You just have to stop and look back on your life and wonder.
I go through my life just bopping around, than one day I realized things have shifted and I was not aware that anything had happened. I have been having those "moments" on and off for the past six months. The last few days the "what happened" feelings have become more intense. Today I let myself (ok made myself) stop and really look at what has been going on around me.
This time it has to do with friends. I cherish my friendships; I think it stems from not having very many "real" friends while I was growing up. Anyway, the friends that I have made over the past 5+ years are very, very special to me. As time goes on, I have noticed that some of my friendships have gone to the way side; started to slip. I remember the moment when it started to drift, felt it start to pull, but didn't want to acknowledge it, so I turned away. Fast forward over a year later and I can see the distance growing more and more every day.
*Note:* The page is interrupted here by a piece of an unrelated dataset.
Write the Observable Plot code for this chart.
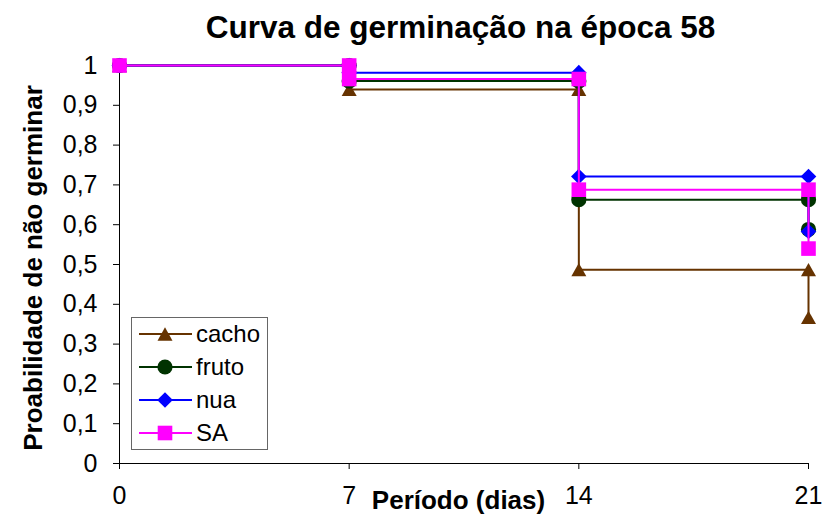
<!DOCTYPE html>
<html><head><meta charset="utf-8">
<script src="https://cdn.jsdelivr.net/npm/d3@7"></script>
<script src="https://cdn.jsdelivr.net/npm/@observablehq/plot@0.6"></script>
<style>
body{margin:0;background:#fff;font-family:"Liberation Sans",Arial,sans-serif;}
#wrap{position:relative;width:822px;height:518px;overflow:hidden;}
#legend{position:absolute;left:131px;top:317px;}
</style></head><body><div id="wrap"></div>
<script>
// ---- data ----
const days = [0, 7, 14, 21];
const seriesNames = ["cacho", "fruto", "nua", "SA"];
const cacho = [1, 0.94, 0.487, 0.367];
const fruto = [1, 0.961, 0.663, 0.588];
const nua = [1, 0.982, 0.721, 0.583];
const SA = [1, 0.966, 0.688, 0.54];
const seriesValues = [cacho, fruto, nua, SA];
const colors = ["#663300", "#003300", "#0000FF", "#FF00FF"];
const yTicks = [0, 0.1, 0.2, 0.3, 0.4, 0.5, 0.6, 0.7, 0.8, 0.9, 1];
const yTickLabels = ["0", "0,1", "0,2", "0,3", "0,4", "0,5", "0,6", "0,7", "0,8", "0,9", "1"];
const xTicks = [0, 7, 14, 21];
const xTickLabels = ["0", "7", "14", "21"];
const title = "Curva de germinação na época 58";
const xLabel = "Período (dias)";
const yLabel = "Proabilidade de não germinar";

// ---- marker shapes (size = PI*r^2, half extent = r) ----
const ext = s => Math.sqrt(s / Math.PI);
const symTriangle = {draw(c, s){const a = ext(s), h = a * 0.89; c.moveTo(0, -h); c.lineTo(a, h); c.lineTo(-a, h); c.closePath();}};
const symCircle = {draw(c, s){const a = ext(s); c.moveTo(a, 0); c.arc(0, 0, a, 0, 2 * Math.PI);}};
const symDiamond = {draw(c, s){const a = ext(s); c.moveTo(0, -a); c.lineTo(a, 0); c.lineTo(0, a); c.lineTo(-a, 0); c.closePath();}};
const symSquare = {draw(c, s){const a = ext(s); c.rect(-a, -a, 2 * a, 2 * a);}};
const symbols = [symTriangle, symCircle, symDiamond, symSquare];
const markerR = [7.5, 7.6, 7.8, 7.3];

// step (survival) vertices from the per-day values
function stepPoints(vals, name) {
  const pts = [{day: days[0], p: vals[0], series: name}];
  for (let i = 1; i < days.length; i++) {
    pts.push({day: days[i], p: vals[i - 1], series: name});
    pts.push({day: days[i], p: vals[i], series: name});
  }
  return pts;
}

const marks = [];
seriesNames.forEach((name, k) => {
  const pts = stepPoints(seriesValues[k], name);
  marks.push(Plot.line(pts, {x: "day", y: "p", stroke: colors[k], strokeWidth: 2}));
  marks.push(Plot.dot(pts, {x: "day", y: "p", symbol: symbols[k], r: markerR[k], fill: colors[k], stroke: "none"}));
});

const chart = Plot.plot({
  width: 822,
  height: 518,
  marginLeft: 119,
  marginRight: 14,
  marginTop: 65,
  marginBottom: 55,
  style: {fontFamily: "'Liberation Sans', Arial, sans-serif", fontSize: "25px", color: "black", background: "white", overflow: "visible"},
  x: {domain: [0, 21]},
  y: {domain: [0, 1]},
  marks: [
    Plot.axisY({ticks: yTicks, tickSize: 6, tickPadding: 16, tickFormat: d => yTickLabels[Math.round(d * 10)], label: null, fontSize: 25}),
    Plot.axisX({ticks: xTicks, tickSize: 6, tickPadding: 17, tickFormat: d => xTickLabels[xTicks.indexOf(d)], label: null, fontSize: 25}),
    Plot.ruleX([0], {stroke: "black"}),
    Plot.ruleY([0], {stroke: "black"}),
    ...marks,
    Plot.text([title], {frameAnchor: "top", textAnchor: "middle", lineAnchor: "middle", dy: -38, dx: -3.5, fontSize: 31.5, fontWeight: "bold", text: d => d}),
    Plot.text([xLabel], {frameAnchor: "bottom", textAnchor: "middle", lineAnchor: "middle", dy: 37, dx: -5.5, fontSize: 26, fontWeight: "bold", text: d => d}),
    Plot.text([yLabel], {frameAnchor: "left", textAnchor: "middle", lineAnchor: "middle", dx: -85.5, dy: 3.5, rotate: -90, fontSize: 26, fontWeight: "bold", text: d => d})
  ]
});
const wrap = document.getElementById("wrap");
wrap.appendChild(chart);

// ---- legend ----
const leg = d3.select(wrap).append("div").attr("id", "legend")
  .append("svg").attr("width", 137).attr("height", 133)
  .style("font-family", "'Liberation Sans', Arial, sans-serif");
leg.append("rect").attr("x", 0.5).attr("y", 0.5).attr("width", 136).attr("height", 132)
  .attr("fill", "white").attr("stroke", "#666").attr("stroke-width", 1);
seriesNames.forEach((name, k) => {
  const g = leg.append("g").attr("transform", `translate(0,${17 + k * 33})`);
  g.append("line").attr("x1", 8).attr("x2", 61).attr("stroke", colors[k]).attr("stroke-width", 2);
  g.append("path").attr("transform", "translate(34,0)")
    .attr("d", d3.symbol(symbols[k], Math.PI * markerR[k] * markerR[k])()).attr("fill", colors[k]);
  g.append("text").attr("x", 65).attr("dy", "0.35em").attr("font-size", 24).text(name);
});
</script>
</body></html>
I can only blame myself, wish I could turn back time and undo what has been done. I still have no idea how to repair the fine lines of friendship. Has this ever happened to you? You wake up and realize that person is no longer in your life and wonder "what happened?".
This is hard for me. I am a very secretive person, never wanting people to get close to me; to see the "real" me, if they do, they can hurt me. This blog is a funny, funny thing. There is so much I want to post, but hold myself back. Right now, I am editing a lot, wondering if I have the guts to hit the "post" button. A lot of the time, after I hit post, I say "why did I do that???". I don't keep a journal; I use this blog to journal parts of me so my kids can see who I was (good parts and bad ones). I wonder what I will think when I look back on this in 6 months or 6 years. Will the friendships that I have lost still be gone, or will I have taken the steps to limit the distance.
Well, that's me rambling right now. Guess I should stop. My emotions are up and down, just like the horses on the merry go round.
1 comment:
I totally get you about the friends thing. It's happened too many times in my life. I always seem to have excuses not to call and then time passes and it seems too late or too hard to re-connect. I won't let us drift apart... I'm like herpes. I'll keep coming back - forever!